DUTCH

 

THEY ARE still on supermarket shelves, Cortland apples. Late apples, they grow all the way through April. Cut them in half and they seem like ster-appels. The flesh stays white longer than in other apples, making them perfectly presentable for salad recipes. In Holland they need extra sunlight before consumption, less they get tart; in America that issue was taken care of by cultivators. Hence the difference in name. In the Dutch Betuwe region they are called ster-appels, in America Cortlands, after the area where they were developed.

Readers around Wijk bij Duurstede in Holland are perking up now. Sterappels and Cortland? A stretch of road N229 that runs past town is called Kortland. As you drive towards the canal, looking right you will see all those apple orchards. A coincidence? Nope.

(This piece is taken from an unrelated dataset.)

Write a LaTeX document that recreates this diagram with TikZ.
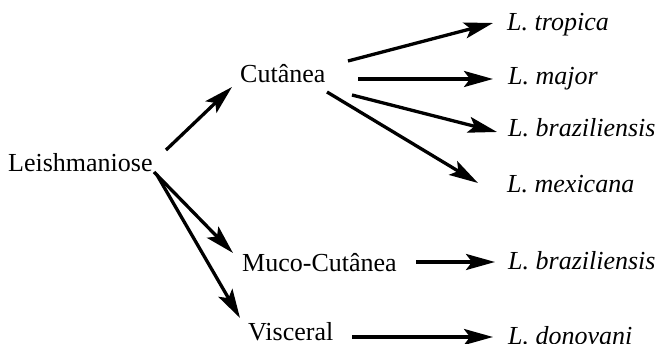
\documentclass[tikz,border=0pt]{standalone}
\usepackage{fontspec}
\setmainfont{Liberation Serif}
\usetikzlibrary{arrows.meta}
\begin{document}
\begin{tikzpicture}[x=1pt,y=-1pt,
  lbl/.style={anchor=base west,inner sep=0pt,font=\fontsize{26}{30}\selectfont},
  sp/.style={lbl,font=\fontsize{26}{30}\selectfont\itshape},
  arr/.style={line width=3.3pt,-{Stealth[length=29pt,width=16pt,inset=6pt]}}]
\useasboundingbox (0,0) rectangle (662,344);
% disease forms
\node[lbl] (lei) at (8,172) {Leishmaniose};
\node[lbl] (cut) at (240,83) {Cutânea};
\node[lbl] (muc) at (242,272) {Muco-Cutânea};
\node[lbl] (vis) at (248,341) {Visceral};
% species
\node[sp] (tro) at (507,31) {L. tropica};
\node[sp] (maj) at (508,85) {L. major};
\node[sp] (bra) at (508,137) {L. braziliensis};
\node[sp] (mex) at (507,193) {L. mexicana};
\node[sp] (mbr) at (508,270) {L. braziliensis};
\node[sp] (don) at (508,345) {L. donovani};
% forms of the disease
\draw[arr] ([shift={(158,-22)}]lei.base west) -- ([shift={(-8,4)}]cut.base west);
\draw[arr] ([shift={(146,0)}]lei.base west) -- ([shift={(-9,-19)}]muc.base west);
\draw[arr] ([shift={(149,3)}]lei.base west) -- ([shift={(-8,-23)}]vis.base west);
% species behind each form
\draw[arr] ([shift={(108,-22)}]cut.base west) -- ([shift={(-14,-8)}]tro.base west);
\draw[arr] ([shift={(118,-4)}]cut.base west) -- ([shift={(-15,-6)}]maj.base west);
\draw[arr] ([shift={(112,12)}]cut.base west) -- ([shift={(-11,-5)}]bra.base west);
\draw[arr] ([shift={(87,9)}]cut.base west) -- ([shift={(-29,-10)}]mex.base west);
\draw[arr] ([shift={(174,-10)}]muc.base west) -- ([shift={(-13,-8)}]mbr.base west);
\draw[arr] ([shift={(104,-4)}]vis.base west) -- ([shift={(-15,-8)}]don.base west);
\end{tikzpicture}
\end{document}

The Van Cortlandt family originally hailed from Wijk. They emigrated to America, Oloff and his wife Annetje, leaving behind father Steven and mother Fijgje, and they hit it off immediately. The Cortlandts made serious money, their children married up, with Van Rensselaers and Schuylers, son Steven became mayor of New York, twice, (and sired no fewer than 22 children), and before long there was a town with their name, and home became a large manor.

The city of Cortlandt is still there, blooming like an apple tree, and Cortlandt Manor is equally much alive. Cortland apples were conceived there, almost similar to the red ster-appels in the old motherland, but a little more yellow-flamed, and a bit sweeter. American households love them.